The Washington Capitals have been talking a lot lately about winning ugly, grinding, low-scoring games -- playoff-style games.

But a potential problem for the Caps, even as they inch their way up the Metropolitan Division standings, is that they've yet to deliver against top opponents -- the types of teams they would meet during the playoffs. Washington (10-8-1) has one victory during six games against teams with winning records (as of Nov. 12).

Overall, half of the Caps' wins have come at the end of regulation. They've relied on shootouts for four victories, while one win was in overtime. Alex Ovechkin's 14th goal this season gave the Caps a 4-3 overtime win against Columbus (6-10-1) Nov. 12.

Among the 14 teams with at least 10 wins (through Nov. 12), the Caps had the fewest regulation and overtime victories. They've relinquished third-period leads during six games.

Translation: They're not putting teams away.

"We feel like we've been playing well over the past seven or so games," defenseman John Carlson said after practice Nov. 13. "It's a mixture of things that we do, breakdowns that we create, maybe a little bit of bad luck here and there. We can certainly get better."

Head coach Adam Oates downplayed the significance of the team's 1-4-1 record against teams with winning records.

"I don't think we've really played that many yet, to call it a sample size," Oates said Nov. 13.

Records are not a complete measure of a team's abilities, he said. Oates called the Caps' victory against Columbus a dog fight and pointed to Tampa Bay's 2-1 shootout victory Nov. 12 against host Montreal as more evidence. The Lightning were without their top scorer, Steven Stamkos, who is injured.

"I never would have bet them to win that game," Oates said. "Anybody can beat anybody on any given night."

The Blue Jackets were on the verge of an upset, as well. The Capitals led, 2-1, midway through the third period, but allowed two goals during a three-minute span. Washington's third line, a consistent force all season, bailed them out when center Mikhail Grabovski snapped a wrist shot over the left shoulder of Sergei Bobrovsky with 1:45 remaining during regulation.

"It's tough sledding out there," Oates said after the game. "A little frustrating at times, because we had easier plays than we're making, which is maybe mental fatigue, but obviously to figure out a way to get it done is still a good thing, as well."

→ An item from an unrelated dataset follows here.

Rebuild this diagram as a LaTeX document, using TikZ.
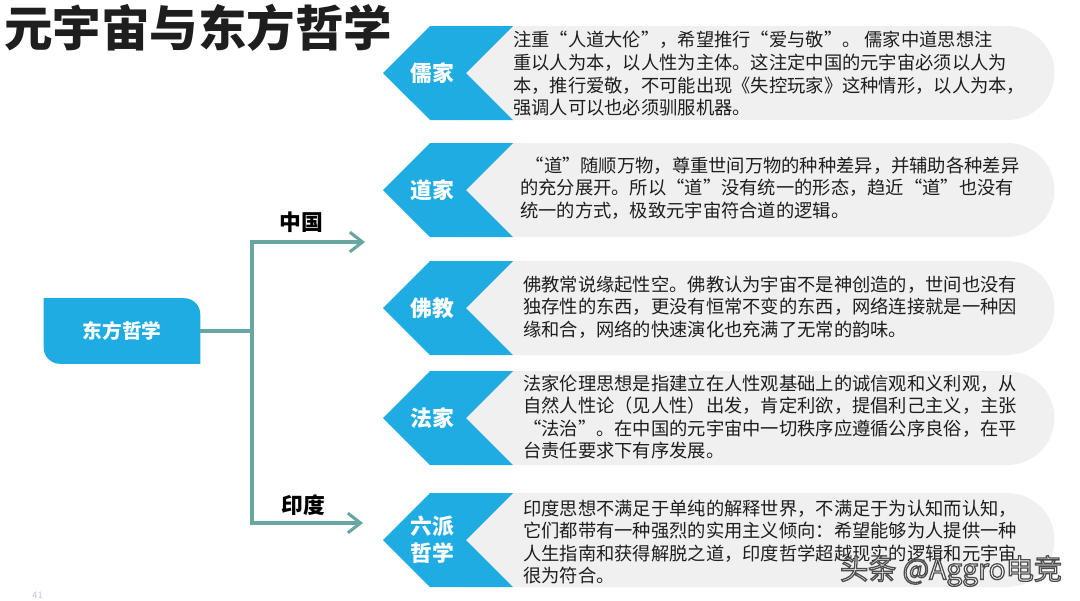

So far, though, the Capitals haven't gotten it done against most of the top teams they've faced.

Washington beat Minnesota (shootout), but lost regulation games to Chicago, Vancouver, and twice to Colorado. They lost a shootout at Phoenix, where they squandered a two-goal lead during the third period. They worked hard to scratch out a tying goal in Colorado, but fell behind 28 seconds later.

"In Colorado, even though we got down by one, I thought we still had some chances to really turn the game around," winger Joel Ward said after the Columbus game. "We've just been coming up a little bit short in that aspect."

The solution, Ward said, is more grinding, which is how Washington came back against the Blue Jackets.

"It's kind of like playoff hockey," Ward said. "You need four lines that are kind of grinding. Ask our defense. When guys keep dumping it in, chipping it in … guys tend to break down slowly. You'll get some more chances like that. The more you sustain pressure in their end, the more vulnerable they are to break down."

The Capitals' regulation victories came against Edmonton (twice), Columbus (Oct. 19), Philadelphia and the New York Islanders. The shootout wins were against Calgary, Winnipeg, Florida and Minnesota.

The 3-2 shootout victory against Minnesota Nov. 7 featured the kind of gritty hockey Oates has said the team should be playing. The Caps scored early, but later trailed, 2-1. They kept plugging, and with 3:08 remaining, Marcus Johansson scored to tie the game.

"The league is getting harder and harder to score 5-on-5, and you've got to fight through that," Oates said.

Oates said it came down to attitude, being mentally ready to grind out a 1-0 victory.

"You're not going to score five every night," he said. "No way."

The Capitals are 0-7 when they score fewer than three goals.

During six games, the Capitals have given away third-period leads. They lost three of those games (Chicago, Vancouver; Phoenix in shootout) and won three (Winnipeg, Florida in shootouts; Columbus in overtime).

The Capitals play at slumping Detroit Nov. 15, before home games against St. Louis, Pittsburgh and Montreal. The Blues, Penguins and Canadiens are all among the NHL's top 10 in goals-against average.

"We have enough confidence in here that we know we can beat anyone on any night," Carlson said. "I definitely think we're one of the most dangerous teams. We've got great forwards and a great goalie and certainly some good defense. We just need to put it together."